Tuesday, 18 August 2020
Ben Williams, Knowledge Transfer Senior Manager, explains what pig farmers can take away from the EU PiG Innovation Group.
To talk about cooperation across Europe right now seems both important and odd at the same time. Seventy-five years since VE and VJ Day and on the back of Brexit, you could be forgiven for wondering if there is much in Europe for UK pig farming. The EU PiG project – a consortium of 13 EU nations, including the UK – is coming to an end, much like Brexit, yet the links made on behalf of the UK pig industry will remain. A good question would be, why?
While we reside and farm on an island, our industry is global – 30% of the UK pig price is held up by exports. This means that we need to maintain the links with our European competitors to make sure:
- We gain every opportunity to stay competitive
- We make sure we are aware of what we are competing against
What is EU PiG?
The €2 million innovative programme initially began four years ago with a goal set in mind to connect pig producers with the latest science, husbandry techniques and technologies.
Funded by the European Commission’s Horizon 2020 programme and led by AHDB, the network includes a range of partners, from pig producer groups to researchers and economic advisers, aim to raise the competitiveness of the European pig industry by linking producers and sharing tried-and-tested best practice and innovations.
Mainly focusing on health management, meat quality, animal welfare and precision production, all 19 global partner organisations came together to produce ways to sustain and improve productivity to make a difference.
Over the years, I’ve seen a gradual shift in focus, from small-scale ‘innovations’ made by producers to tackle very focused challenges, to much broader changes in focus, looking at how to drive marginal gains across complex processes.
There have, of course, been changes, reflective of industry pressure, increased focus on the environment and our ‘right to supply’. The one constant among all of this change, however, has been the consistent pride producers across the EU have shown in their innovations.

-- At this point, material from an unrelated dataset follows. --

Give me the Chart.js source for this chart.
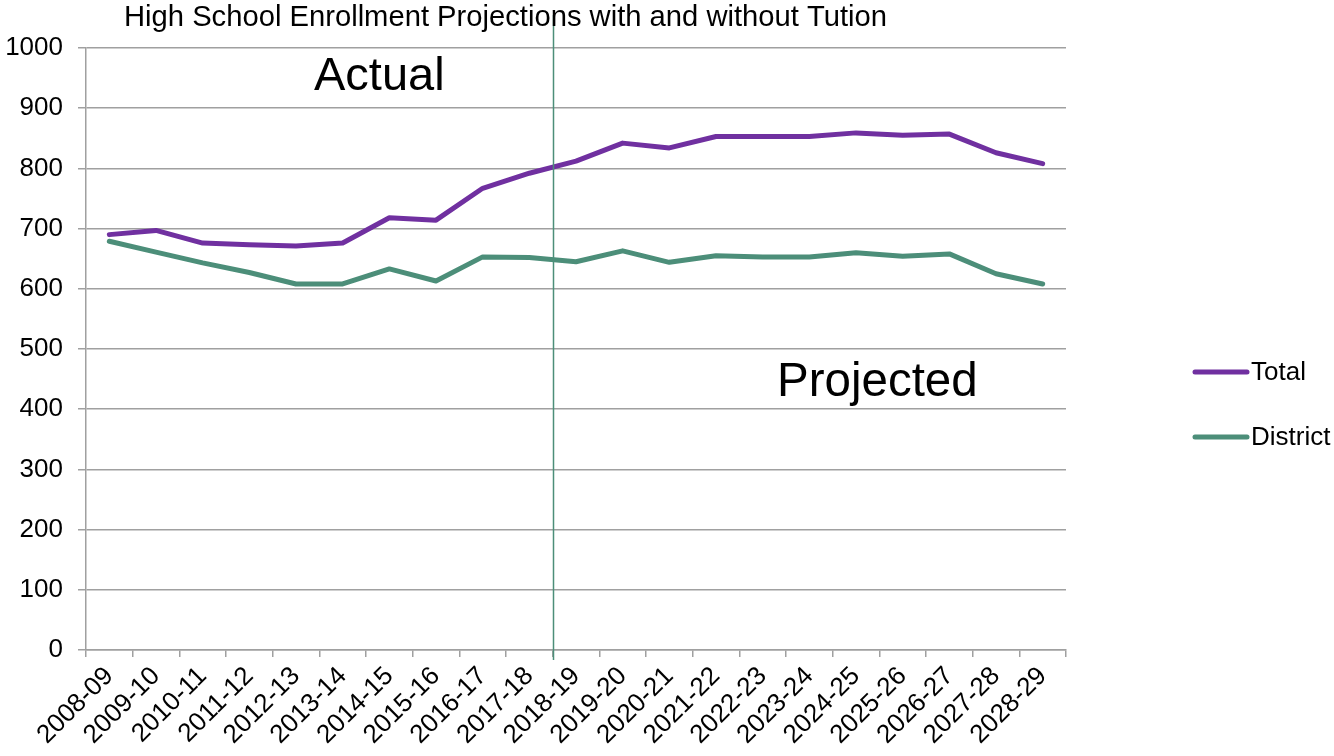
<!DOCTYPE html>
<html>
<head>
<meta charset="utf-8">
<script src="https://cdn.jsdelivr.net/npm/chart.js@4"></script>
<style>
html,body{margin:0;padding:0;background:#fff;}
#wrap{position:relative;width:1334px;height:756px;}
</style>
</head>
<body>
<div id="wrap"><canvas id="c" width="1334" height="756"></canvas></div>
<script>
const categories = ["2008-09","2009-10","2010-11","2011-12","2012-13","2013-14","2014-15","2015-16","2016-17","2017-18","2018-19","2019-20","2020-21","2021-22","2022-23","2023-24","2024-25","2025-26","2026-27","2027-28","2028-29"];
const totalValues = [690, 697, 676, 673, 671, 676, 718, 714, 767, 792, 812, 842, 834, 853, 853, 853, 859, 855, 857, 826, 808];
const districtValues = [679, 661, 643, 627, 608, 608, 633, 613, 653, 652, 645, 663, 644, 655, 653, 653, 660, 654, 658, 625, 608];
const seriesNames = ["Total", "District"];
const titleText = "High School Enrollment Projections with and without Tution";
const annotationTexts = ["Actual", "Projected"];
const dividerAfterIndex = 9; // line between 2017-18 and 2018-19

const FONT = "'Liberation Sans', Arial, sans-serif";
const PURPLE = "#7030A0";
const GREEN = "#4C8E79";
const GRID = "#A0A0A0";

const extras = {
  id: 'extras',
  afterDatasetsDraw(chart) {
    const ctx = chart.ctx;
    const xs = chart.scales.x;
    ctx.save();
    // divider
    const xd = Math.round(xs.getPixelForValue(dividerAfterIndex + 0.5)) + 0.5;
    ctx.strokeStyle = GREEN;
    ctx.lineWidth = 1.5;
    ctx.beginPath();
    ctx.moveTo(xd, 15);
    ctx.lineTo(xd, 660);
    ctx.stroke();
    // title
    ctx.fillStyle = "#000";
    ctx.textBaseline = "alphabetic";
    ctx.textAlign = "left";
    ctx.font = "29.2px " + FONT;
    ctx.fillText(titleText, 124, 26);
    // annotations
    ctx.font = "47px " + FONT;
    ctx.fillText(annotationTexts[0], 314, 90);
    ctx.font = "47.5px " + FONT;
    ctx.fillText(annotationTexts[1], 777, 396);
    // legend
    const items = [[seriesNames[0], PURPLE, 372], [seriesNames[1], GREEN, 437]];
    ctx.font = "26px " + FONT;
    ctx.textBaseline = "middle";
    items.forEach(([name, col, y]) => {
      ctx.strokeStyle = col;
      ctx.lineWidth = 5;
      ctx.lineCap = "round";
      ctx.beginPath();
      ctx.moveTo(1195, y);
      ctx.lineTo(1247, y);
      ctx.stroke();
      ctx.fillStyle = "#000";
      ctx.fillText(name, 1251, y + 1);
    });
    ctx.restore();
  }
};

new Chart(document.getElementById('c'), {
  type: 'line',
  data: {
    labels: categories,
    datasets: [
      { label: seriesNames[0], data: totalValues, borderColor: PURPLE, backgroundColor: PURPLE, borderWidth: 5, pointRadius: 0, tension: 0, borderJoinStyle: 'round', borderCapStyle: 'round' },
      { label: seriesNames[1], data: districtValues, borderColor: GREEN, backgroundColor: GREEN, borderWidth: 5, pointRadius: 0, tension: 0, borderJoinStyle: 'round', borderCapStyle: 'round' }
    ]
  },
  options: {
    responsive: false,
    animation: false,
    layout: { padding: { left: 0, top: 48, right: 268, bottom: 0 } },
    plugins: { legend: { display: false }, title: { display: false }, tooltip: { enabled: false } },
    scales: {
      x: {
        offset: true,
        grid: { display: true, drawOnChartArea: false, drawTicks: true, tickLength: 7, offset: true, color: GRID, lineWidth: 1.5 },
        border: { display: true, color: GRID, width: 1.5 },
        ticks: { color: "#000", font: { family: FONT, size: 26 }, maxRotation: 45, minRotation: 45, autoSkip: false, padding: 4 },
        afterFit(scale) { scale.height = 106; }
      },
      y: {
        min: 0, max: 1000,
        ticks: { stepSize: 100, color: "#000", font: { family: FONT, size: 26 }, padding: 15, callback: (v) => String(v) },
        grid: { color: GRID, lineWidth: 1.5, tickLength: 8 },
        border: { display: true, color: GRID, width: 1.5 },
        afterFit(scale) { scale.width = 86; }
      }
    }
  },
  plugins: [extras]
});
</script>
</body>
</html>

Innovation and best practice
There are more than 24 examples of solutions to industry problems championed and devised by pig producers. While you might not find all of them useful or appropriate to your individual farm, these ideas have one overwhelming benefit that should not be ignored: they are a ‘call to arms’ for UK pig producers, as even if they aren’t relevant to you, they suggest that you could devise similar solutions for your farm. Most importantly, there is a network across Europe that would be willing to help, teach and learn best practice from.
The pig industry, perhaps more than all others, knows that to stand still is to go backwards. A resource that describes solutions to industry issues in health, welfare, precision and meat quality has value in keeping us ahead of the curve, competitive and, more importantly, in business.
As we’ve come to end the of EU PiG project, the one thing to take away is that sometimes innovation and best practice come from the most trivial of things – it is in fact the simplest innovations that can make a huge difference to your farm. I personally want our UK producers to be proud of these small innovations and share them with the world. It is the tiny triumphs that make our production great!